We couldn’t help but be excited and enthusiastic about what this man and his team are accomplishing. There was just so much to take in, new things to lean. How could I possibly begin to summarise what I had experienced and what the key messageswere to take away?
Breast Cancer is such a diverse disease consisting of distinct types, all of which respond differently to different treatments. Of these types, two (triple negative and Basal-like cancers) are more aggressive in their behaviour and are more likely to spread and not respond to more conventional treatments such as Tamoxifen. They affect up to 8,000 women each year in the UK alone. Dr Martin’s research team has been investigating levels of Proteins known as Calpains in breast tumours. The levels of these in different patients that are studied can help understand why some types are more resistant to treatment than others. His new findings will help improve the ability to predict survival for patients and be the first step to helping doctors personalise treatments and improve the outcome for patients. I may not be a clever scientist, but I can now fully appreciate and understand so much more about the significance of research, more importantly the people such as Dr Martin and his team for their continued dedication and commitment to their work. To hear him say that he is confident that they will eventually get to a stage where Breast Cancer will no longer be anything to fear, but that it will become an everyday chronic manageable condition like diabetes was just amazing.

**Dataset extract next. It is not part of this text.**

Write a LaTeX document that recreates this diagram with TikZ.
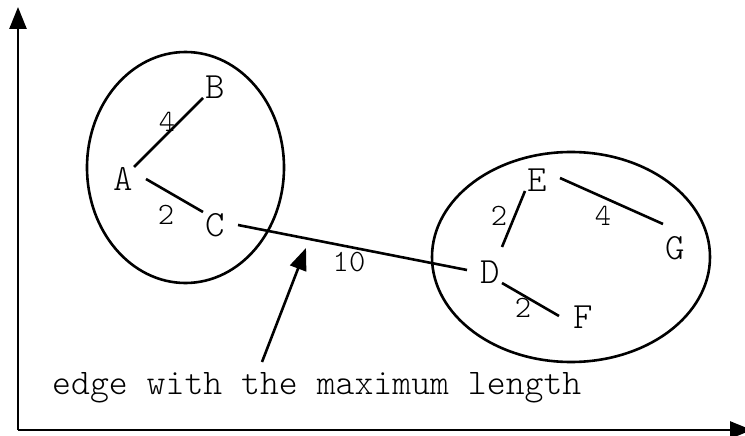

At the end of the day we had chance to talk a little about Boobs & Brass and what they have achieved so far. Dr Martin’s interest appeared just as passionate for what we do to raise money as for his research, acknowledging that contributions like ours make his work possible.
Whilst a lot of the technical terms and illustrations went way over our heads, we all came away feeling inspired and very reassured that what Dr. Stewart Martin and his team, together with many other researchers and scientists, are doing is so very important and does, undoubtedly,  benefit everybody who will encounter breast cancer. But not only that, even if the research that has been done,  results in it not helping breast cancer sufferers, it can help the researchers working on such cancers as ovarian,  pancreatic and many others.  All the findings from research projects are stored on a national system and can be accessed by other teams, so every bit of research is valuable.
On behalf of the group, I would like to thank Colin for arranging this very interesting opportunity and also Dr.  Stewart Martin for what he is doing and for spending so much of his valuable time with us and for giving us an insight into what is being done to help those less fortunate than ourselves.